Owner of Vincenti Studios — and retired from the U.S. Navy — Len Vincenti created a pastel painting called “MIA.” He hopes the people who view it will walk away feeling “that my art is pleasing to the eye and there’s hidden surprises if you look long enough.”

Vincenti pointed to one such hidden message in the glass enclosed pastel work.

“There’s a missing star on the flag,” he said.

Ellen Hart, retired U.S. Air Force, used actual letters from home in her three-dimensional paintings — “Letter from Home” and “Mail Call.” Both were created to honor military serving overseas.

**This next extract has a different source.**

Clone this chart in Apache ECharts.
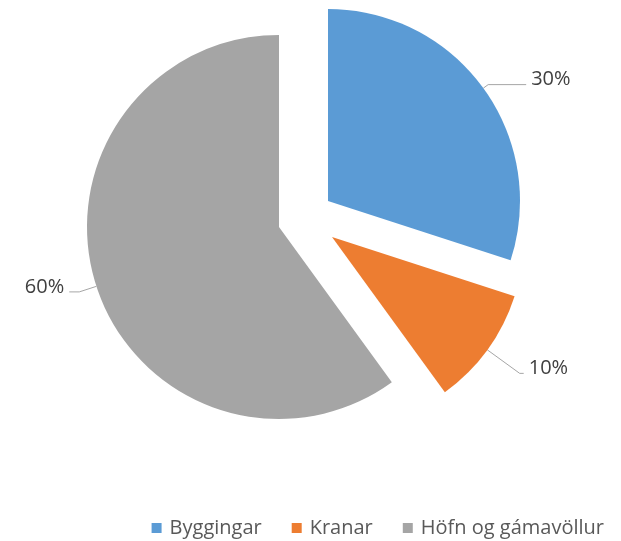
<!DOCTYPE html>
<html>
<head>
<meta charset="utf-8">
<script src="https://cdn.jsdelivr.net/npm/echarts@6/dist/echarts.min.js"></script>
<style>
  html, body { margin: 0; padding: 0; background: #fff; }
  #chart { width: 621px; height: 541px; }
</style>
</head>
<body>
<div id="chart"></div>
<script>
// Gögn (lesin af myndinni)
const categories = ['Byggingar', 'Kranar', 'Höfn og gámavöllur'];
const values = [30, 10, 60];

// Office litir
const COLORS = ['#5B9BD5', '#ED7D31', '#A5A5A5'];
const LABEL_COLOR = '#404040';
const LEGEND_COLOR = '#595959';
const LEADER_COLOR = '#A6A6A6';
const FONT = '"Open Sans", "Noto Sans", sans-serif';

// Sprengd kaka: hver sneið fær sína eigin miðju (Excel "point explosion")
const SLICE_CENTERS = [[328, 201], [332, 237], [279, 227]];
const RADIUS = 192;
const LEADERS = [
  { length: 6, length2: 38 },
  { length: 40, length2: 4 },
  { length: 18, length2: 10 },
];

// Ein pie-röð á hverja sneið; hinar sneiðarnar ósýnilegar svo hornin haldist rétt
const series = categories.map((_, owner) => ({
  type: 'pie',
  center: SLICE_CENTERS[owner],
  radius: RADIUS,
  startAngle: 90,
  clockwise: true,
  avoidLabelOverlap: false,
  silent: true,
  animation: false,
  data: categories.map((name, i) => {
    const mine = i === owner;
    return {
      name,
      value: values[i],
      itemStyle: { color: mine ? COLORS[i] : 'rgba(0,0,0,0)' },
      label: { show: mine },
      labelLine: { show: mine },
    };
  }),
  label: {
    position: 'outside',
    // tóm aukalína lyftir textanum aðeins upp fyrir leiðarlínuna, eins og í Excel
    formatter: '{v|{c}%}\n{s|}',
    rich: {
      v: { color: LABEL_COLOR, fontFamily: FONT, fontSize: 20, lineHeight: 26 },
      s: { fontSize: 1, lineHeight: 10 },
    },
  },
  labelLine: {
    ...LEADERS[owner],
    smooth: false,
    lineStyle: { color: LEADER_COLOR, width: 1 },
  },
}));

const chart = echarts.init(document.getElementById('chart'));
chart.setOption({
  backgroundColor: '#fff',
  animation: false,
  legend: {
    right: 12,
    top: 513,
    icon: 'rect',
    itemWidth: 10,
    itemHeight: 10,
    itemGap: 30,
    textStyle: {
      color: LEGEND_COLOR,
      fontFamily: FONT,
      fontSize: 20,
      padding: [0, 0, 0, 3],
    },
    data: categories.map((name, i) => ({
      name,
      itemStyle: { color: COLORS[i], opacity: 1 },
    })),
  },
  series,
});
</script>
</body>
</html>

“I intentionally left the letter illegible so the viewer can project whatever message they want, be it a letter from their wife, their sweetheart, their mother,” she said. “I left it open to depict how important it is that they get letters from home.”

Ellen explained why she chose to add 3-D to her paintings.

“I do 3-D because I thought it would make it interesting and I received such positive feedback. It’s fun,” she said. “It’s different and it literally gives my painting another dimension. Instead of lying flat on the canvas, it jumps out at you.”

A free opening reception will be held from 4 to 7 p.m. on Saturday with entertainment and light catering. Awards will be presented for first, second and third place, as well as two honorable mentions. Featured are local authors J.M. Taylor (“Lost Key,” “Desert Winds,” “Gulf Winds,” “Missing Sticks,” “One Stick and a Waco”) and Sally Ling (“Who Killed Leno and Louise”)and music by Carrollwood Community Chorus.

“Art helps us experience historical events,” Kirkpatrick said. “A show like this will one day be our documentation of who our defenders were and their love for our country.”